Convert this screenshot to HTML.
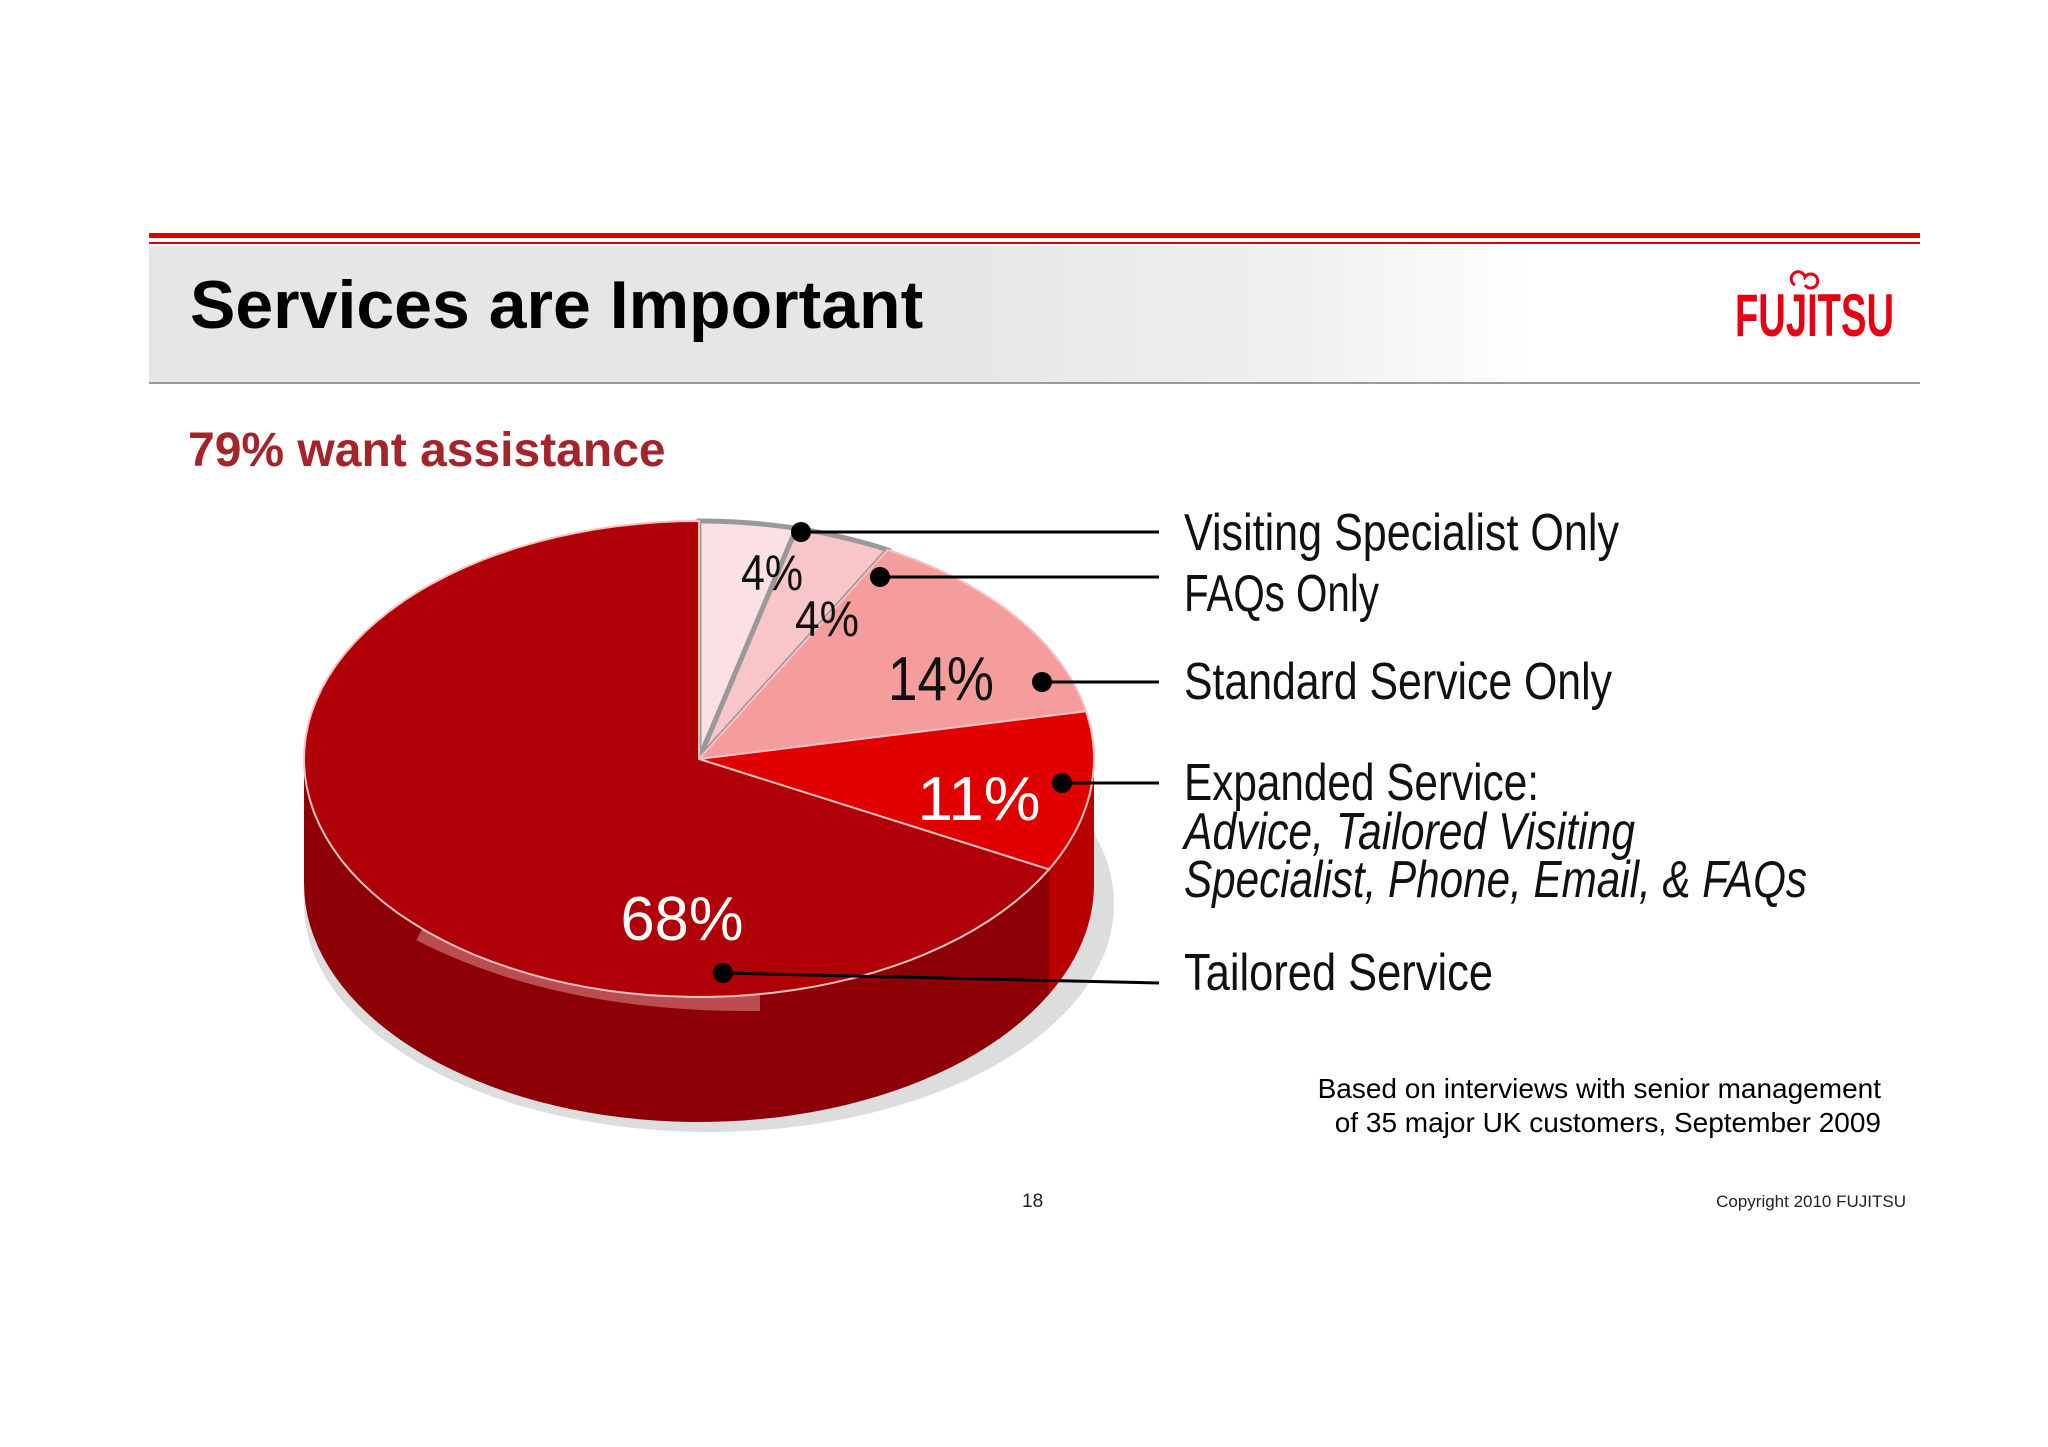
<!DOCTYPE html>
<html><head><meta charset="utf-8">
<style>
body{margin:0;background:#fff;}
#page{position:relative;width:2048px;height:1447px;overflow:hidden;background:#fff;font-family:"Liberation Sans",sans-serif;}
.t{position:absolute;white-space:nowrap;}
</style></head>
<body>
<div id="page">
  <div style="position:absolute;left:149px;top:233px;width:1771px;height:5px;background:#e00000"></div>
  <div style="position:absolute;left:149px;top:242px;width:1771px;height:2px;background:#e00000"></div>
  <div style="position:absolute;left:149px;top:246px;width:1771px;height:136px;background:linear-gradient(90deg,#e6e6e6 0%,#e6e6e6 45%,#f0f0f0 65%,#fff 78%,#fff 100%)"></div>
  <div style="position:absolute;left:149px;top:382px;width:1771px;height:2px;background:#9a9a9a"></div>
  <div class="t" style="left:190px;top:266px;font-size:68px;font-weight:bold;color:#000">Services are Important</div>
  <div class="t" style="left:188px;top:423px;font-size:48px;font-weight:bold;color:#a3242a">79% want assistance</div>

  <svg id="chart" width="2048" height="1447" style="position:absolute;left:0;top:0">
    <text x="1735" y="336" textLength="159" lengthAdjust="spacingAndGlyphs" font-family="Liberation Sans, sans-serif" font-weight="bold" font-size="60" fill="#e60012">FUJITSU</text>
    <path d="M1795,285 a7,7 0 1,1 10,-8 a7,7 0 1,1 0,8" fill="none" stroke="#e60012" stroke-width="3"/>
  </svg>

  <div class="t" style="right:167px;top:1072px;font-size:28px;color:#000;text-align:right;line-height:34px">Based on interviews with senior management<br>of 35 major UK customers, September 2009</div>
  <div class="t" style="left:1022px;top:1191px;font-size:19px;color:#222">18</div>
  <div class="t" style="right:142px;top:1192px;font-size:17px;color:#222">Copyright 2010 FUJITSU</div>
</div>
<script>
const categories=["Visiting Specialist Only","FAQs Only","Standard Service Only","Expanded Service","Tailored Service"];
const values=[4,4,14,11,68];
const valueLabels=["4%","4%","14%","11%","68%"];
const topColors=["#fbe1e3","#f8c6c8","#f59c9c","#e00000","#b00008"];
const sideColors=["#d8b8b8","#d8a0a0","#d07070","#b80000","#8c0006"];
const labelColors=["#111","#111","#111","#fff","#fff"];
const NS="http://www.w3.org/2000/svg";
const svg=document.getElementById('chart');
const FN='"Liberation Sans Narrow","Liberation Sans",sans-serif';
const cx=699,cy=759,rx=395,ry=238,depth=125;
const total=values.reduce((a,b)=>a+b,0);
function pt(a,dy){return [cx+rx*Math.sin(a),cy-ry*Math.cos(a)+(dy||0)];}
function mk(tag,attrs){const e=document.createElementNS(NS,tag);for(const k in attrs)e.setAttribute(k,attrs[k]);svg.appendChild(e);return e;}
const sh=mk('ellipse',{cx:cx+10,cy:cy+depth+20,rx:rx+10,ry:ry-10,fill:'#bbb',opacity:0.5});


let acc=0;const angs=[];
values.forEach(v=>{const a0=acc/total*2*Math.PI;acc+=v;angs.push([a0,acc/total*2*Math.PI]);});
angs.forEach(([a0,a1],i)=>{
  const s=Math.max(a0,Math.PI/2),e=Math.min(a1,3*Math.PI/2);
  if(e<=s)return;
  let d='';const N=60;
  for(let k=0;k<=N;k++){const p=pt(s+(e-s)*k/N);d+=(k?'L':'M')+p[0].toFixed(1)+','+p[1].toFixed(1);}
  for(let k=N;k>=0;k--){const p=pt(s+(e-s)*k/N,depth);d+='L'+p[0].toFixed(1)+','+p[1].toFixed(1);}
  const el=mk('path',{d:d+'Z',fill:sideColors[i]});
  
  
});
const hl=mk('path',{d:'M420,933 Q560,1005 760,1003',stroke:'#d98080','stroke-width':16,fill:'none',opacity:0.6});


angs.forEach(([a0,a1],i)=>{
  let d='M'+cx+','+cy;const N=80;
  for(let k=0;k<=N;k++){const p=pt(a0+(a1-a0)*k/N);d+='L'+p[0].toFixed(1)+','+p[1].toFixed(1);}
  const el=mk('path',{d:d+'Z',fill:topColors[i],stroke:i<2?'#999':'#f6c0c0','stroke-width':i<2?5:2});
  
  
});
// value label placement (layout only)
const vlXY=[[772,590],[827,636],[941,700],[979,820],[682,940]];
const vlW=[62,64,106,123,123];
angs.forEach((a,i)=>{
  const t=mk('text',{x:vlXY[i][0]-vlW[i]/2,y:vlXY[i][1],textLength:vlW[i],lengthAdjust:'spacingAndGlyphs','font-family':FN,'font-size':i<2?50:62,fill:labelColors[i]});
  t.textContent=valueLabels[i];
  
  
});
const dots=[[801,532],[880,577],[1042,682],[1062,783],[723,973]];
const ends=[532,577,682,783,983];
dots.forEach((d,i)=>{
  const l=mk('line',{x1:d[0],y1:d[1],x2:1159,y2:ends[i],stroke:'#000','stroke-width':3});
  
  
  const c=mk('circle',{cx:d[0],cy:d[1],r:10,fill:'#000'});
  
  
});
const lines=[["Visiting Specialist Only",550,false],["FAQs Only",611,false],["Standard Service Only",699,false],["Expanded Service:",800,false],["Advice, Tailored Visiting",849,true],["Specialist, Phone, Email, & FAQs",897,true],["Tailored Service",990,false]];
const lineW=[435,195,428,355,451,623,309];
lines.forEach((L,i)=>{
  const t=mk('text',{x:1184,y:L[1],textLength:lineW[i],lengthAdjust:'spacingAndGlyphs','font-family':FN,'font-size':52,fill:'#111','font-style':L[2]?'italic':'normal'});
  t.textContent=L[0];
  
  
});
</script>
</body></html>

===============

Every line should be retyped exactly, with the pictures omitted.

Convert this screenshot to HTML.
<!DOCTYPE html>
<html><head><meta charset="utf-8">
<style>
body{margin:0;background:#fff;}
#page{position:relative;width:2048px;height:1447px;overflow:hidden;background:#fff;font-family:"Liberation Sans",sans-serif;}
.t{position:absolute;white-space:nowrap;}
</style></head>
<body>
<div id="page">
  <div style="position:absolute;left:149px;top:233px;width:1771px;height:5px;background:#e00000"></div>
  <div style="position:absolute;left:149px;top:242px;width:1771px;height:2px;background:#e00000"></div>
  <div style="position:absolute;left:149px;top:246px;width:1771px;height:136px;background:linear-gradient(90deg,#e6e6e6 0%,#e6e6e6 45%,#f0f0f0 65%,#fff 78%,#fff 100%)"></div>
  <div style="position:absolute;left:149px;top:382px;width:1771px;height:2px;background:#9a9a9a"></div>
  <div class="t" style="left:190px;top:266px;font-size:68px;font-weight:bold;color:#000">Services are Important</div>
  <div class="t" style="left:188px;top:423px;font-size:48px;font-weight:bold;color:#a3242a">79% want assistance</div>

  <svg id="chart" width="2048" height="1447" style="position:absolute;left:0;top:0">
    <text x="1735" y="336" textLength="159" lengthAdjust="spacingAndGlyphs" font-family="Liberation Sans, sans-serif" font-weight="bold" font-size="60" fill="#e60012">FUJITSU</text>
    <path d="M1795,285 a7,7 0 1,1 10,-8 a7,7 0 1,1 0,8" fill="none" stroke="#e60012" stroke-width="3"/>
  </svg>

  <div class="t" style="right:167px;top:1072px;font-size:28px;color:#000;text-align:right;line-height:34px">Based on interviews with senior management<br>of 35 major UK customers, September 2009</div>
  <div class="t" style="left:1022px;top:1191px;font-size:19px;color:#222">18</div>
  <div class="t" style="right:142px;top:1192px;font-size:17px;color:#222">Copyright 2010 FUJITSU</div>
</div>
<script>
const categories=["Visiting Specialist Only","FAQs Only","Standard Service Only","Expanded Service","Tailored Service"];
const values=[4,4,14,11,68];
const valueLabels=["4%","4%","14%","11%","68%"];
const topColors=["#fbe1e3","#f8c6c8","#f59c9c","#e00000","#b00008"];
const sideColors=["#d8b8b8","#d8a0a0","#d07070","#b80000","#8c0006"];
const labelColors=["#111","#111","#111","#fff","#fff"];
const NS="http://www.w3.org/2000/svg";
const svg=document.getElementById('chart');
const FN='"Liberation Sans Narrow","Liberation Sans",sans-serif';
const cx=699,cy=759,rx=395,ry=238,depth=125;
const total=values.reduce((a,b)=>a+b,0);
function pt(a,dy){return [cx+rx*Math.sin(a),cy-ry*Math.cos(a)+(dy||0)];}
function mk(tag,attrs){const e=document.createElementNS(NS,tag);for(const k in attrs)e.setAttribute(k,attrs[k]);svg.appendChild(e);return e;}
const sh=mk('ellipse',{cx:cx+10,cy:cy+depth+20,rx:rx+10,ry:ry-10,fill:'#bbb',opacity:0.5});


let acc=0;const angs=[];
values.forEach(v=>{const a0=acc/total*2*Math.PI;acc+=v;angs.push([a0,acc/total*2*Math.PI]);});
angs.forEach(([a0,a1],i)=>{
  const s=Math.max(a0,Math.PI/2),e=Math.min(a1,3*Math.PI/2);
  if(e<=s)return;
  let d='';const N=60;
  for(let k=0;k<=N;k++){const p=pt(s+(e-s)*k/N);d+=(k?'L':'M')+p[0].toFixed(1)+','+p[1].toFixed(1);}
  for(let k=N;k>=0;k--){const p=pt(s+(e-s)*k/N,depth);d+='L'+p[0].toFixed(1)+','+p[1].toFixed(1);}
  const el=mk('path',{d:d+'Z',fill:sideColors[i]});
  
  
});
const hl=mk('path',{d:'M420,933 Q560,1005 760,1003',stroke:'#d98080','stroke-width':16,fill:'none',opacity:0.6});


angs.forEach(([a0,a1],i)=>{
  let d='M'+cx+','+cy;const N=80;
  for(let k=0;k<=N;k++){const p=pt(a0+(a1-a0)*k/N);d+='L'+p[0].toFixed(1)+','+p[1].toFixed(1);}
  const el=mk('path',{d:d+'Z',fill:topColors[i],stroke:i<2?'#999':'#f6c0c0','stroke-width':i<2?5:2});
  
  
});
// value label placement (layout only)
const vlXY=[[772,590],[827,636],[941,700],[979,820],[682,940]];
const vlW=[62,64,106,123,123];
angs.forEach((a,i)=>{
  const t=mk('text',{x:vlXY[i][0]-vlW[i]/2,y:vlXY[i][1],textLength:vlW[i],lengthAdjust:'spacingAndGlyphs','font-family':FN,'font-size':i<2?50:62,fill:labelColors[i]});
  t.textContent=valueLabels[i];
  
  
});
const dots=[[801,532],[880,577],[1042,682],[1062,783],[723,973]];
const ends=[532,577,682,783,983];
dots.forEach((d,i)=>{
  const l=mk('line',{x1:d[0],y1:d[1],x2:1159,y2:ends[i],stroke:'#000','stroke-width':3});
  
  
  const c=mk('circle',{cx:d[0],cy:d[1],r:10,fill:'#000'});
  
  
});
const lines=[["Visiting Specialist Only",550,false],["FAQs Only",611,false],["Standard Service Only",699,false],["Expanded Service:",800,false],["Advice, Tailored Visiting",849,true],["Specialist, Phone, Email, & FAQs",897,true],["Tailored Service",990,false]];
const lineW=[435,195,428,355,451,623,309];
lines.forEach((L,i)=>{
  const t=mk('text',{x:1184,y:L[1],textLength:lineW[i],lengthAdjust:'spacingAndGlyphs','font-family':FN,'font-size':52,fill:'#111','font-style':L[2]?'italic':'normal'});
  t.textContent=L[0];
  
  
});
</script>
</body></html>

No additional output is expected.